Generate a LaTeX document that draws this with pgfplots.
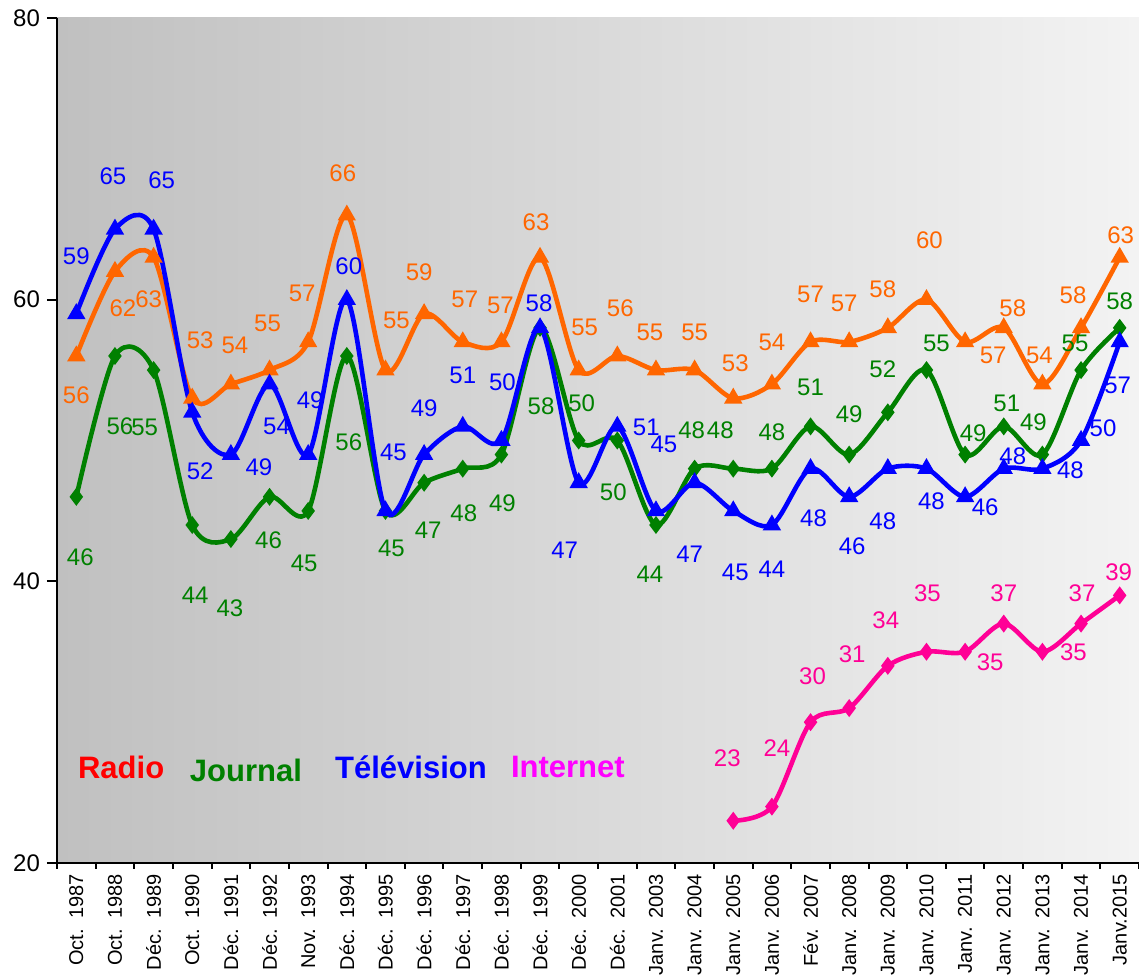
\documentclass[border=0pt]{standalone}
\usepackage{fontspec}
\setmainfont{Liberation Sans}
\usepackage{pgfplots}
\pgfplotsset{compat=1.18}
\usepackage{pgfplotstable}

\definecolor{cradio}{RGB}{255,102,0}
\definecolor{cjournal}{RGB}{0,128,0}
\definecolor{ctele}{RGB}{0,0,255}
\definecolor{cnet}{RGB}{255,0,150}
\definecolor{lradio}{RGB}{255,0,0}
\definecolor{lnet}{RGB}{255,0,255}
\definecolor{bgL}{RGB}{192,192,192}
\definecolor{bgR}{RGB}{243,243,243}

\newcommand{\gap}{\hspace{0.5em}}

% x = position, y = value, dx/dy = label offset in pixels (dy downwards)
\pgfplotstableread{
x y dx dy
0 56 0 39
1 62 8 37
2 63 -5 42
3 53 8 -58
4 54 4 -39
5 55 -2 -47
6 57 -6 -49
7 66 -4 -42
8 55 11 -50
9 59 -5 -42
10 57 2 -43
11 57 -1 -37
12 63 -4 -35
13 55 6 -43
14 56 3 -48
15 55 -6 -38
16 55 0 -38
17 53 2 -35
18 54 0 -42
19 57 0 -48
20 57 -5 -39
21 58 -5 -39
22 60 3 -59
23 57 28 13
24 58 9 -20
25 54 -3 -29
26 58 -8 -33
27 63 1 -22
}\radio

\pgfplotstableread{
x y dx dy
0 46 4 60
1 56 5 70
2 55 -9 57
3 44 3 70
4 43 -1 69
5 46 -1 43
6 45 -4 52
7 56 2 86
8 45 6 37
9 47 4 48
10 48 1 45
11 49 1 49
12 58 1 78
13 50 3 -37
14 50 -4 52
15 44 -6 49
16 48 -3 -38
17 48 -13 -38
18 48 0 -36
19 51 0 -39
20 49 0 -40
21 52 -5 -43
22 55 10 -27
23 49 8 -21
24 51 3 -23
25 49 -9 -32
26 55 -6 -27
27 58 0 -27
}\journal

\pgfplotstableread{
x y dx dy
0 59 0 -58
1 65 -2 -53
2 65 8 -49
3 52 8 59
4 49 28 13
5 54 7 42
6 49 2 -54
7 60 2 -33
8 45 8 -59
9 49 0 -46
10 51 0 -51
11 50 1 -58
12 58 -1 -25
13 47 -14 67
14 51 29 1
15 45 8 -67
16 47 -5 72
17 45 2 61
18 44 0 44
19 48 3 50
20 46 3 49
21 48 -5 53
22 48 5 33
23 46 20 10
24 48 9 -12
25 48 28 2
26 50 22 -12
27 57 -2 43
}\tele

\pgfplotstableread{
x y dx dy
17 23 -6 -63
18 24 5 -59
19 30 2 -46
20 31 3 -54
21 34 -2 -46
22 35 1 -59
23 35 25 10
24 37 0 -30
25 35 31 0
26 37 1 -30
27 39 -1 -23
}\internet

\begin{document}
\begin{tikzpicture}
\begin{axis}[
  name=a,
  width=541pt, height=422.5pt, scale only axis,
  xmin=-0.5, xmax=27.5, ymin=20, ymax=80,
  ytick={20,40,60,80},
  xtick={0,...,27},
  xticklabels={Oct.\gap 1987, Oct.\gap 1988, Déc.\gap 1989, Oct.\gap 1990,
    Déc.\gap 1991, Déc.\gap 1992, Nov.\gap 1993, Déc.\gap 1994,
    Déc.\gap 1995, Déc.\gap 1996, Déc.\gap 1997, Déc.\gap 1998,
    Déc.\gap 1999, Déc.\gap 2000, Déc.\gap 2001, Janv.\gap 2003,
    Janv.\gap 2004, Janv.\gap 2005, Janv.\gap 2006, Fév.\gap 2007,
    Janv.\gap 2008, Janv.\gap 2009, Janv.\gap 2010, Janv.\gap 2011,
    Janv.\gap 2012, Janv.\gap 2013, Janv.\gap 2014, Janv.2015},
  minor xtick={-0.5,0.5,...,27.5},
  axis x line=bottom, axis y line=left,
  axis line style={-, black, line width=1pt},
  tick align=outside,
  major tick length=5pt, minor tick length=3pt,
  major x tick style={draw=none},
  minor x tick style={black, line width=1pt},
  ytick style={black, line width=1pt},
  xticklabel style={rotate=90, anchor=east, inner sep=0.5pt,
    font=\fontsize{10}{12}\selectfont},
  yticklabel style={font=\fontsize{12}{14}\selectfont},
  axis background/.style={left color=bgL, right color=bgR},
  clip=false,
  /pgf/number format/assume math mode=true,
  nodes near coords,
  visualization depends on={0.5*\thisrow{dx}\as\dx},
  visualization depends on={-0.5*\thisrow{dy}\as\dy},
  every node near coord/.append style={anchor=center, inner sep=0pt,
    xshift=\dx pt, yshift=\dy pt, font=\fontsize{12}{14}\selectfont},
  every axis plot/.append style={smooth, tension=0.5, line width=2.3pt},
]
\addplot[color=cradio, mark=triangle*, mark size=3pt, mark options={solid},
  every node near coord/.append style={text=cradio}] table[x=x, y=y] {\radio};
\addplot[color=cjournal, mark=diamond*, mark size=2.6pt, mark options={solid},
  every node near coord/.append style={text=cjournal}] table[x=x, y=y] {\journal};
\addplot[color=ctele, mark=triangle*, mark size=3pt, mark options={solid},
  every node near coord/.append style={text=ctele}] table[x=x, y=y] {\tele};
\addplot[color=cnet, mark=diamond*, mark size=2.6pt, mark options={solid},
  every node near coord/.append style={text=cnet}] table[x=x, y=y] {\internet};

\node[text=lradio, font=\fontsize{15.5}{18}\selectfont\bfseries] at (axis cs:1.16,26.8) {Radio};
\node[text=cjournal, font=\fontsize{15.5}{18}\selectfont\bfseries] at (axis cs:4.39,26.6) {Journal};
\node[text=ctele, font=\fontsize{15.5}{18}\selectfont\bfseries] at (axis cs:8.66,26.8) {Télévision};
\node[text=lnet, font=\fontsize{15.5}{18}\selectfont\bfseries] at (axis cs:12.72,26.8) {Internet};
\end{axis}
\pgfresetboundingbox
\path[use as bounding box] ([xshift=-28.5pt,yshift=-57.5pt]a.south west) rectangle ([yshift=9pt]a.north east);
\end{tikzpicture}
\end{document}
=======
=== TASK DIRECTIONS ===
Exclude the pictures, and transcribe all of the material exactly.

=== EXERCISE ANSWER ===
Generate a LaTeX document that draws this with pgfplots.
\documentclass[border=0pt]{standalone}
\usepackage{fontspec}
\setmainfont{Liberation Sans}
\usepackage{pgfplots}
\pgfplotsset{compat=1.18}
\usepackage{pgfplotstable}

\definecolor{cradio}{RGB}{255,102,0}
\definecolor{cjournal}{RGB}{0,128,0}
\definecolor{ctele}{RGB}{0,0,255}
\definecolor{cnet}{RGB}{255,0,150}
\definecolor{lradio}{RGB}{255,0,0}
\definecolor{lnet}{RGB}{255,0,255}
\definecolor{bgL}{RGB}{192,192,192}
\definecolor{bgR}{RGB}{243,243,243}

\newcommand{\gap}{\hspace{0.5em}}

% x = position, y = value, dx/dy = label offset in pixels (dy downwards)
\pgfplotstableread{
x y dx dy
0 56 0 39
1 62 8 37
2 63 -5 42
3 53 8 -58
4 54 4 -39
5 55 -2 -47
6 57 -6 -49
7 66 -4 -42
8 55 11 -50
9 59 -5 -42
10 57 2 -43
11 57 -1 -37
12 63 -4 -35
13 55 6 -43
14 56 3 -48
15 55 -6 -38
16 55 0 -38
17 53 2 -35
18 54 0 -42
19 57 0 -48
20 57 -5 -39
21 58 -5 -39
22 60 3 -59
23 57 28 13
24 58 9 -20
25 54 -3 -29
26 58 -8 -33
27 63 1 -22
}\radio

\pgfplotstableread{
x y dx dy
0 46 4 60
1 56 5 70
2 55 -9 57
3 44 3 70
4 43 -1 69
5 46 -1 43
6 45 -4 52
7 56 2 86
8 45 6 37
9 47 4 48
10 48 1 45
11 49 1 49
12 58 1 78
13 50 3 -37
14 50 -4 52
15 44 -6 49
16 48 -3 -38
17 48 -13 -38
18 48 0 -36
19 51 0 -39
20 49 0 -40
21 52 -5 -43
22 55 10 -27
23 49 8 -21
24 51 3 -23
25 49 -9 -32
26 55 -6 -27
27 58 0 -27
}\journal

\pgfplotstableread{
x y dx dy
0 59 0 -58
1 65 -2 -53
2 65 8 -49
3 52 8 59
4 49 28 13
5 54 7 42
6 49 2 -54
7 60 2 -33
8 45 8 -59
9 49 0 -46
10 51 0 -51
11 50 1 -58
12 58 -1 -25
13 47 -14 67
14 51 29 1
15 45 8 -67
16 47 -5 72
17 45 2 61
18 44 0 44
19 48 3 50
20 46 3 49
21 48 -5 53
22 48 5 33
23 46 20 10
24 48 9 -12
25 48 28 2
26 50 22 -12
27 57 -2 43
}\tele

\pgfplotstableread{
x y dx dy
17 23 -6 -63
18 24 5 -59
19 30 2 -46
20 31 3 -54
21 34 -2 -46
22 35 1 -59
23 35 25 10
24 37 0 -30
25 35 31 0
26 37 1 -30
27 39 -1 -23
}\internet

\begin{document}
\begin{tikzpicture}
\begin{axis}[
  name=a,
  width=541pt, height=422.5pt, scale only axis,
  xmin=-0.5, xmax=27.5, ymin=20, ymax=80,
  ytick={20,40,60,80},
  xtick={0,...,27},
  xticklabels={Oct.\gap 1987, Oct.\gap 1988, Déc.\gap 1989, Oct.\gap 1990,
    Déc.\gap 1991, Déc.\gap 1992, Nov.\gap 1993, Déc.\gap 1994,
    Déc.\gap 1995, Déc.\gap 1996, Déc.\gap 1997, Déc.\gap 1998,
    Déc.\gap 1999, Déc.\gap 2000, Déc.\gap 2001, Janv.\gap 2003,
    Janv.\gap 2004, Janv.\gap 2005, Janv.\gap 2006, Fév.\gap 2007,
    Janv.\gap 2008, Janv.\gap 2009, Janv.\gap 2010, Janv.\gap 2011,
    Janv.\gap 2012, Janv.\gap 2013, Janv.\gap 2014, Janv.2015},
  minor xtick={-0.5,0.5,...,27.5},
  axis x line=bottom, axis y line=left,
  axis line style={-, black, line width=1pt},
  tick align=outside,
  major tick length=5pt, minor tick length=3pt,
  major x tick style={draw=none},
  minor x tick style={black, line width=1pt},
  ytick style={black, line width=1pt},
  xticklabel style={rotate=90, anchor=east, inner sep=0.5pt,
    font=\fontsize{10}{12}\selectfont},
  yticklabel style={font=\fontsize{12}{14}\selectfont},
  axis background/.style={left color=bgL, right color=bgR},
  clip=false,
  /pgf/number format/assume math mode=true,
  nodes near coords,
  visualization depends on={0.5*\thisrow{dx}\as\dx},
  visualization depends on={-0.5*\thisrow{dy}\as\dy},
  every node near coord/.append style={anchor=center, inner sep=0pt,
    xshift=\dx pt, yshift=\dy pt, font=\fontsize{12}{14}\selectfont},
  every axis plot/.append style={smooth, tension=0.5, line width=2.3pt},
]
\addplot[color=cradio, mark=triangle*, mark size=3pt, mark options={solid},
  every node near coord/.append style={text=cradio}] table[x=x, y=y] {\radio};
\addplot[color=cjournal, mark=diamond*, mark size=2.6pt, mark options={solid},
  every node near coord/.append style={text=cjournal}] table[x=x, y=y] {\journal};
\addplot[color=ctele, mark=triangle*, mark size=3pt, mark options={solid},
  every node near coord/.append style={text=ctele}] table[x=x, y=y] {\tele};
\addplot[color=cnet, mark=diamond*, mark size=2.6pt, mark options={solid},
  every node near coord/.append style={text=cnet}] table[x=x, y=y] {\internet};

\node[text=lradio, font=\fontsize{15.5}{18}\selectfont\bfseries] at (axis cs:1.16,26.8) {Radio};
\node[text=cjournal, font=\fontsize{15.5}{18}\selectfont\bfseries] at (axis cs:4.39,26.6) {Journal};
\node[text=ctele, font=\fontsize{15.5}{18}\selectfont\bfseries] at (axis cs:8.66,26.8) {Télévision};
\node[text=lnet, font=\fontsize{15.5}{18}\selectfont\bfseries] at (axis cs:12.72,26.8) {Internet};
\end{axis}
\pgfresetboundingbox
\path[use as bounding box] ([xshift=-28.5pt,yshift=-57.5pt]a.south west) rectangle ([yshift=9pt]a.north east);
\end{tikzpicture}
\end{document}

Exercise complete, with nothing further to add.